What the exercise asks ▸ Copy from the first line below down to and including the line with "anchor=base west] (lstub)". Skip the pictures.

Collected data ▸
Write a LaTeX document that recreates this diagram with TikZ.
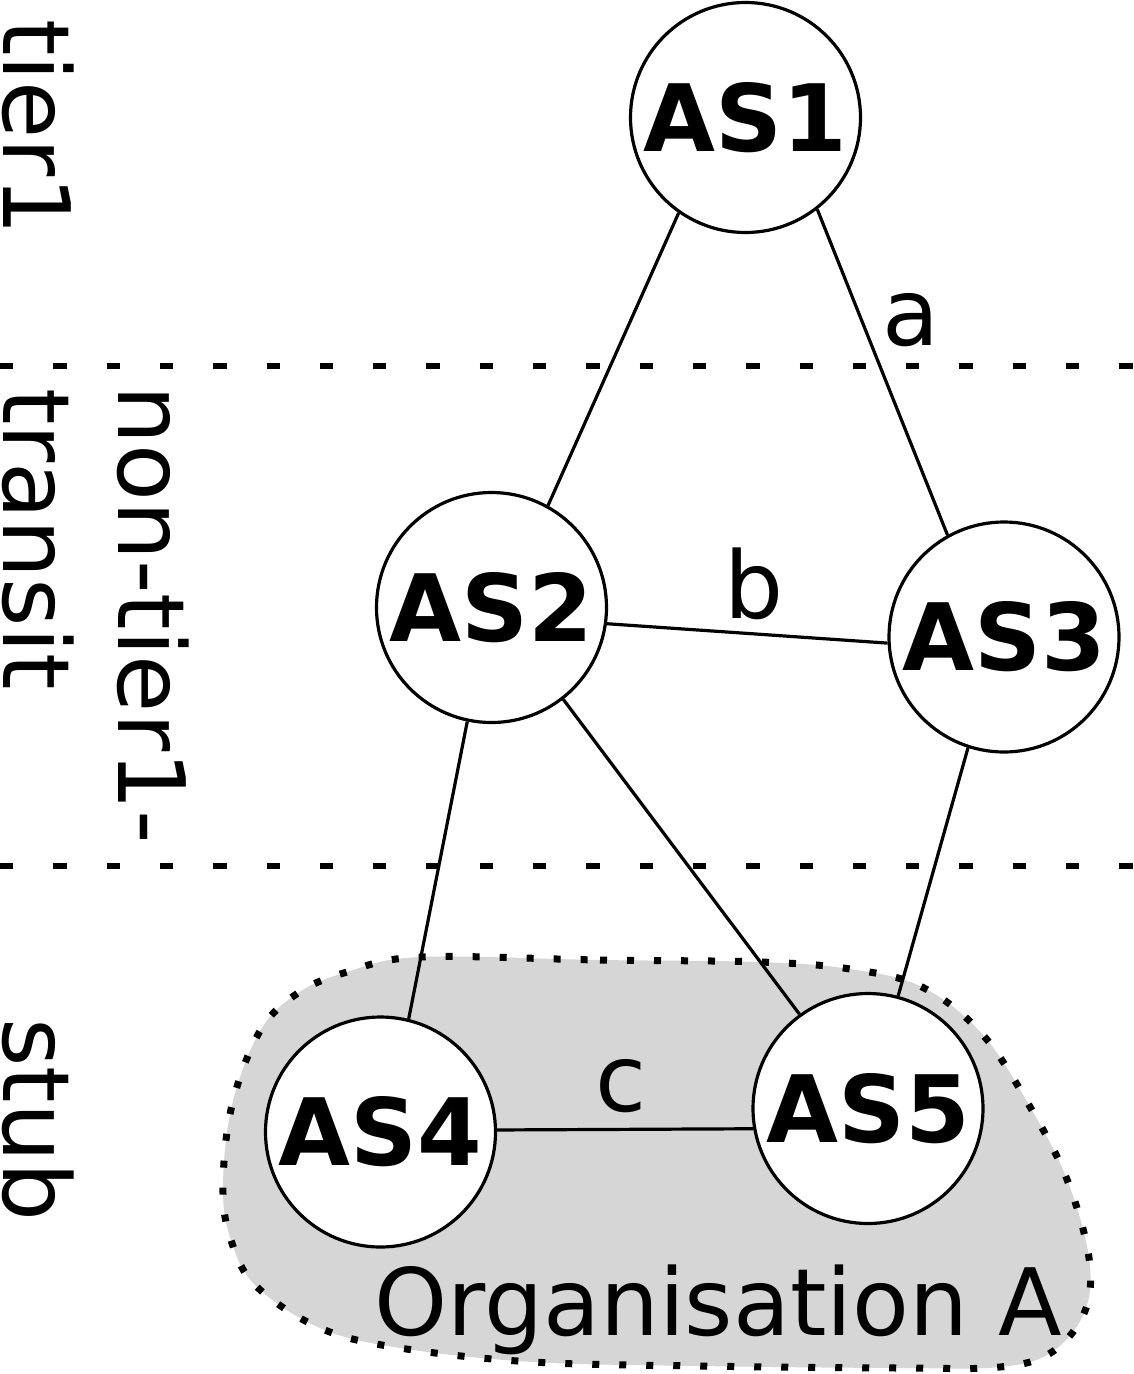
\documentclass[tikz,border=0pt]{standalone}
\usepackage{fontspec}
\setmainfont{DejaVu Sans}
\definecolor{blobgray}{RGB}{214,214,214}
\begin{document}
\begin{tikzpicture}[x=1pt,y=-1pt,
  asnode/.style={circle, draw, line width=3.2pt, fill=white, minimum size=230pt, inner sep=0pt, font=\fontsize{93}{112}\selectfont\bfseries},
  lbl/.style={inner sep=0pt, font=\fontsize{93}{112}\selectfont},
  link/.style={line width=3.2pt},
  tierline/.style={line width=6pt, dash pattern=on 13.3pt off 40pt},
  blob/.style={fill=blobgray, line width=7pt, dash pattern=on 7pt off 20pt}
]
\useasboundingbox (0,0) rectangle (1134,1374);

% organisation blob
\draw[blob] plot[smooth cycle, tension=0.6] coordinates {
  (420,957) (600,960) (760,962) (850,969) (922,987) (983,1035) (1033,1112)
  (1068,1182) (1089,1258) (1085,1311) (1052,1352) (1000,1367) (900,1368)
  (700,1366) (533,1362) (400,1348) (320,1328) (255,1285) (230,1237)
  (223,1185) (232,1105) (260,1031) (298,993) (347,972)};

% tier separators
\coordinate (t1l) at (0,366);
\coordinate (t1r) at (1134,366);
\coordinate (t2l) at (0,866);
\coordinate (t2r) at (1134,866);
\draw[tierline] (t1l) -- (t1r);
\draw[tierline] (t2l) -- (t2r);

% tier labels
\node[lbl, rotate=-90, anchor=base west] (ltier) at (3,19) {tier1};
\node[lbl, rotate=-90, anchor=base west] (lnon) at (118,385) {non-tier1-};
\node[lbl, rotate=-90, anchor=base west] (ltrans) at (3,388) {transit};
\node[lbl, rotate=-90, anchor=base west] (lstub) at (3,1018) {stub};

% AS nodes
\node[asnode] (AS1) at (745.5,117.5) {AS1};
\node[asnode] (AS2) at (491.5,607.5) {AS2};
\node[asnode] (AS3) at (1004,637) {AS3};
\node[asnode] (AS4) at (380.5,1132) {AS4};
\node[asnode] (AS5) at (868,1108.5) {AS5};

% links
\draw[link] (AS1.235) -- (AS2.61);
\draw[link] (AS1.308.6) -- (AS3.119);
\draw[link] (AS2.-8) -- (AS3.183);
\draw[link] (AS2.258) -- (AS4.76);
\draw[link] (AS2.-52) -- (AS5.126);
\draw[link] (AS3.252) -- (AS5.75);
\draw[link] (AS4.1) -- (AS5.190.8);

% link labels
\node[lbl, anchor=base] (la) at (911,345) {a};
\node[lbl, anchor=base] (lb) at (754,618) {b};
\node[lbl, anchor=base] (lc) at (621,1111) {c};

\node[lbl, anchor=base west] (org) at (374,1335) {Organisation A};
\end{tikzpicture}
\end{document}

Completed exercise ▸
Write a LaTeX document that recreates this diagram with TikZ.
\documentclass[tikz,border=0pt]{standalone}
\usepackage{fontspec}
\setmainfont{DejaVu Sans}
\definecolor{blobgray}{RGB}{214,214,214}
\begin{document}
\begin{tikzpicture}[x=1pt,y=-1pt,
  asnode/.style={circle, draw, line width=3.2pt, fill=white, minimum size=230pt, inner sep=0pt, font=\fontsize{93}{112}\selectfont\bfseries},
  lbl/.style={inner sep=0pt, font=\fontsize{93}{112}\selectfont},
  link/.style={line width=3.2pt},
  tierline/.style={line width=6pt, dash pattern=on 13.3pt off 40pt},
  blob/.style={fill=blobgray, line width=7pt, dash pattern=on 7pt off 20pt}
]
\useasboundingbox (0,0) rectangle (1134,1374);

% organisation blob
\draw[blob] plot[smooth cycle, tension=0.6] coordinates {
  (420,957) (600,960) (760,962) (850,969) (922,987) (983,1035) (1033,1112)
  (1068,1182) (1089,1258) (1085,1311) (1052,1352) (1000,1367) (900,1368)
  (700,1366) (533,1362) (400,1348) (320,1328) (255,1285) (230,1237)
  (223,1185) (232,1105) (260,1031) (298,993) (347,972)};

% tier separators
\coordinate (t1l) at (0,366);
\coordinate (t1r) at (1134,366);
\coordinate (t2l) at (0,866);
\coordinate (t2r) at (1134,866);
\draw[tierline] (t1l) -- (t1r);
\draw[tierline] (t2l) -- (t2r);

% tier labels
\node[lbl, rotate=-90, anchor=base west] (ltier) at (3,19) {tier1};
\node[lbl, rotate=-90, anchor=base west] (lnon) at (118,385) {non-tier1-};
\node[lbl, rotate=-90, anchor=base west] (ltrans) at (3,388) {transit};
\node[lbl, rotate=-90, anchor=base west] (lstub) at (3,1018) {stub};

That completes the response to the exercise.